A thief took a paperboy’s bike and then broke into a flat to raid a child’s piggy bank and stole their coin collection.
Dean Wells grabbed the bicycle from outside an Elgin newsagent when the delivery boy went inside to collect the papers.
Later that day he broke into a woman’s flat and stole around £200 she kept in a piggy bank for her children, along with a number of collectable 50p pieces she had been saving for them.
Wells, 31, appeared at Inverness Sheriff Court to admit the thefts along with a charge of threatening or abusive behaviour towards staff at the newsagents who challenged him over the bicycle theft.
Fiscal depute Robert Weir told the court that it was just after 7am on February 15 last year when a paperboy for McKenzie Newsagent on Glen Moray Drive in Elgin turned up at the shop to collect the newspapers.
“On exiting the newsagents the witness discovered his bicycle had been stolen,” Mr Weir said.
A review of CCTV showed the rear wheel of the bike against the window of the store before Wells walked past and the wheel disappeared from view.

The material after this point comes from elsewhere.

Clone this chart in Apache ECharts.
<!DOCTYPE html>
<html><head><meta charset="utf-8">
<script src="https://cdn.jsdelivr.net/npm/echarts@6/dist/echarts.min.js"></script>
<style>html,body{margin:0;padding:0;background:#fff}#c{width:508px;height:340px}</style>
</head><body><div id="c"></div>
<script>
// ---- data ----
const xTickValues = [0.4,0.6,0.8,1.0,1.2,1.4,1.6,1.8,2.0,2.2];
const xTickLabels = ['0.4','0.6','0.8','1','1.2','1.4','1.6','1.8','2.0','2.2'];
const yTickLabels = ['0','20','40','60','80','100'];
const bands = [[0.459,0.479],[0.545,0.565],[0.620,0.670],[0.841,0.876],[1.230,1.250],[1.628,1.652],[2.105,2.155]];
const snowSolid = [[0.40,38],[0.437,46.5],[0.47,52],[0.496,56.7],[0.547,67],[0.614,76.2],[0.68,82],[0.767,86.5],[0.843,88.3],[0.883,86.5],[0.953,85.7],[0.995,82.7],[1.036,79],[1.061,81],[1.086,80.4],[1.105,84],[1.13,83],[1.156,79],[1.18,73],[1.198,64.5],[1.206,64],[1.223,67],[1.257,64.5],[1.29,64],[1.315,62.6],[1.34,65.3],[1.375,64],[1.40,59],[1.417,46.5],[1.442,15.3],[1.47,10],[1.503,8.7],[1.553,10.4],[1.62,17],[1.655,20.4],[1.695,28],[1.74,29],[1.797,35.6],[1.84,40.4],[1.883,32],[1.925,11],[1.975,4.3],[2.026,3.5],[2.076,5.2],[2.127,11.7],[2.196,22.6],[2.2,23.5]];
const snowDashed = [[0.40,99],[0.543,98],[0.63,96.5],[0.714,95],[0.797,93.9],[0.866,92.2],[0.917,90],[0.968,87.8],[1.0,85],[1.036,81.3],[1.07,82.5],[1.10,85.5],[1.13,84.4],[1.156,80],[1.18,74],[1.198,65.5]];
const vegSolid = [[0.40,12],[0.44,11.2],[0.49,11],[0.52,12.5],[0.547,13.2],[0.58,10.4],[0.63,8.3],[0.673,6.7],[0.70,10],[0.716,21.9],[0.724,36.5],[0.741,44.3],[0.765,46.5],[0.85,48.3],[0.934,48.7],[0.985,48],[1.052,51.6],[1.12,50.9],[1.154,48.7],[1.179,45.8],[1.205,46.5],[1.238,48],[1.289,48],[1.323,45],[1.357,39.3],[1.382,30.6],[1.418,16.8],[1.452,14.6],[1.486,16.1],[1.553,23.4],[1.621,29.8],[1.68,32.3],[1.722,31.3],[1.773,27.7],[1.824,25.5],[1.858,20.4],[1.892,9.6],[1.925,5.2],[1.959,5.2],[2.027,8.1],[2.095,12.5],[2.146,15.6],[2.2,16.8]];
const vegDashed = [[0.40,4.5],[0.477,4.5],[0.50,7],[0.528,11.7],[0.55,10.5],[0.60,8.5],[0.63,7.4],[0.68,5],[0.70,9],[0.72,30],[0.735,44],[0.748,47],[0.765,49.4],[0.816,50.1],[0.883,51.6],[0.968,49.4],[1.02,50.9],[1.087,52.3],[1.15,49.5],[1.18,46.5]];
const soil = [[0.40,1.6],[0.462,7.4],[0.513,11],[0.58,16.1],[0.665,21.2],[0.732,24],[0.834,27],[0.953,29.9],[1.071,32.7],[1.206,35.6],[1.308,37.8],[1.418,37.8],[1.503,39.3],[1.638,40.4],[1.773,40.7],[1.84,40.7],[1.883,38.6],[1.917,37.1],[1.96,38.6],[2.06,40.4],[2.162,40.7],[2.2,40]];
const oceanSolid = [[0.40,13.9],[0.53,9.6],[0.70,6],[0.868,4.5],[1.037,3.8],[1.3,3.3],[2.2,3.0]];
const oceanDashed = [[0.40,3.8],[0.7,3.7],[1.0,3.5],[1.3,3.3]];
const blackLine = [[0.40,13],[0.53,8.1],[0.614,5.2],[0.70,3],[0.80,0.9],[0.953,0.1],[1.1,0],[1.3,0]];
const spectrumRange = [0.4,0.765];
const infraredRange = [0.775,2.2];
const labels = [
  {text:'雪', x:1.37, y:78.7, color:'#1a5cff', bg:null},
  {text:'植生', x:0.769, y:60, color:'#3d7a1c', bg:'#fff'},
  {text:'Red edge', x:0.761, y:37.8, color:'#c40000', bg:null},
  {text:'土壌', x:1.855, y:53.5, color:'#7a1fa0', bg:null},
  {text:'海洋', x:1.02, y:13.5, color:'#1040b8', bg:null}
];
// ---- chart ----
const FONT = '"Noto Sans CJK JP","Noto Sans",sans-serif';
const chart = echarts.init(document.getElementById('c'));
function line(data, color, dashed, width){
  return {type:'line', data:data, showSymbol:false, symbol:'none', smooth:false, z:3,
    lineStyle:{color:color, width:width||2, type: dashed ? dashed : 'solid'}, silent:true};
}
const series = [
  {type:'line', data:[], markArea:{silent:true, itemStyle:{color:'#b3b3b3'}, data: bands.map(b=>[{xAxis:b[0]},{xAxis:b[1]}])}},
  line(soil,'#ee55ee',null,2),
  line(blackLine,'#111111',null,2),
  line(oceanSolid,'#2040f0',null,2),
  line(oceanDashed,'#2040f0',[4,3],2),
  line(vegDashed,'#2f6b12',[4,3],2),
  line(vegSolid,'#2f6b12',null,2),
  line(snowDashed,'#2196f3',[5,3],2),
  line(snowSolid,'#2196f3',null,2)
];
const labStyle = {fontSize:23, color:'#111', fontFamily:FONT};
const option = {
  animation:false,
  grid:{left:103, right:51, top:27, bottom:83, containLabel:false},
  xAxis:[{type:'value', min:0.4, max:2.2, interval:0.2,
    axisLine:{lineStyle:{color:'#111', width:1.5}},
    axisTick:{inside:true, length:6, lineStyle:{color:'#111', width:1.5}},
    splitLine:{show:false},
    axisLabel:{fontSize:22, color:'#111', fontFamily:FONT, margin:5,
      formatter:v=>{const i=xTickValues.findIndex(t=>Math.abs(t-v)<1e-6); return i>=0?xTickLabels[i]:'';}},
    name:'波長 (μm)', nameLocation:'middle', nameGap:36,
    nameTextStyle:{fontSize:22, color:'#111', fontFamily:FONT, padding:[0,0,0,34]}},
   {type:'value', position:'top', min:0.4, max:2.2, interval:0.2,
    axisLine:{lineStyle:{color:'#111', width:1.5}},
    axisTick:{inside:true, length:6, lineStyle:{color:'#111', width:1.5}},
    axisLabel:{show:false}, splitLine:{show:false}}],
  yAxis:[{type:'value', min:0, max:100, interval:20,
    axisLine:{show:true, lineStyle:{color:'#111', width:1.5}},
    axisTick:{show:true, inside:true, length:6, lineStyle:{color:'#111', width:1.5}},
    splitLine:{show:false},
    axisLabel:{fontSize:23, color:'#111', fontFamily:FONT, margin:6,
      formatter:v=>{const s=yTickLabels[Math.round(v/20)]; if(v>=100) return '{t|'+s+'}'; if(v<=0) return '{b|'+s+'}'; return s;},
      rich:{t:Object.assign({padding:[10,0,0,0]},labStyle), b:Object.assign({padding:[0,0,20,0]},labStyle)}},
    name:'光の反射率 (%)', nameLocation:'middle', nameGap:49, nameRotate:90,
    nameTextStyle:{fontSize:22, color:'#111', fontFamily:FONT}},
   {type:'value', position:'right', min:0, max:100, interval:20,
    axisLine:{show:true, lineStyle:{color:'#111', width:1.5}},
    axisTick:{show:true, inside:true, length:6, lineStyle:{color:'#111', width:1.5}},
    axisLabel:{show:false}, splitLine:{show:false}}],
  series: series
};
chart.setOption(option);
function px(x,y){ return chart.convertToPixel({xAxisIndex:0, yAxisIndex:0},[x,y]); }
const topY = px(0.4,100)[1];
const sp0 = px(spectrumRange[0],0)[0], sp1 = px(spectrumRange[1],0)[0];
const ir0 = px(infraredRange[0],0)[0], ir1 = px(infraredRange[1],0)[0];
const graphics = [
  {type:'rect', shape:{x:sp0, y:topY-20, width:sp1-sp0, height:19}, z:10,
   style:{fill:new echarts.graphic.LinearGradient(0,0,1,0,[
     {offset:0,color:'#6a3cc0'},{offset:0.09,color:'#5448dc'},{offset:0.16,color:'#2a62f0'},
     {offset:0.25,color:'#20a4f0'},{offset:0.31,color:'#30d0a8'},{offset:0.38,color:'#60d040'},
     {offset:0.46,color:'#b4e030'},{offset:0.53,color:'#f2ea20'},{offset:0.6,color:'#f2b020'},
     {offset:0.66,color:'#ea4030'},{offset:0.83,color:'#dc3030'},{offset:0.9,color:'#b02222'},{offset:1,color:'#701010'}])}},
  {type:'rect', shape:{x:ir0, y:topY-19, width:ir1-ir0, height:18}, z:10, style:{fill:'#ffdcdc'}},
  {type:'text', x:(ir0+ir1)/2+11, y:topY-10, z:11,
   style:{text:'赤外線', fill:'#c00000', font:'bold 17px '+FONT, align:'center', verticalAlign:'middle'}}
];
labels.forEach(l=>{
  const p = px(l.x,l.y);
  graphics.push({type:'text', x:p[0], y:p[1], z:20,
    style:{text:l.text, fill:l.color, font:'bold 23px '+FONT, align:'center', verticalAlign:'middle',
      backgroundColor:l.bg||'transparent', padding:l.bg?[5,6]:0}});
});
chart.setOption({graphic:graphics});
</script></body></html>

Not long after, a member of staff from the newsagents saw Wells riding the distinctive bike.
“The witness was within the shop floor when he observed the accused within the car park cycling the bicycle,” Mr Weir said.
When Wells left the bike into the communal hallway of a nearby address the man retrieved it and took it back to the shop, where he phoned the owner to tell him it had been recovered.
At around 7.45am Wells entered the shop looking to buy cigarette papers and the owner informed him he was no longer welcome as he knew he had stolen a bike from the paperboy.
Wells then became irate and told the man: “If you phone the police, I’m going to pan in every one of your windows”.
He was “shouting and swearing incoherently” in the man’s face, leaving the shop worker feeling scared.
When another member of staff asked him to leave the shop, he told them: “Don’t you f***ing start either or you will f***ing get it.”
Piggy bank raid
Later that same day a woman left her flat in Meadow Crescent, locking the door behind her.
When she returned around 1.30pm the door was open and items inside had been “rearranged as though someone had been going through it”.
“The witness has a piggy bank in her kitchen for her children, which contained about £200 in notes and coins. All the money had been removed from it,” Mr Weir told the court.
“She had collected about 20 to 25 collectable 50p pieces for her children. She had them within an envelope, which she discovered had been ripped open and the coins had been removed.”
The woman’s bank cards had also been taken.
A review of internal CCTV from the property showed Wells “rummaging through drawers and cupboards”.
Wells was arrested the following morning and found to have the woman’s cards on him.
The court heard he was also responsible for breaking into a parked vehicle in Victoria Road, Peterhead, on December 22 2021.
On this occasion, he stole a wallet and a tobacco tin.
‘On a downward spiral’
Solicitor Alannah Comerford told the court: “Mr Wells has had a rather traumatic life.”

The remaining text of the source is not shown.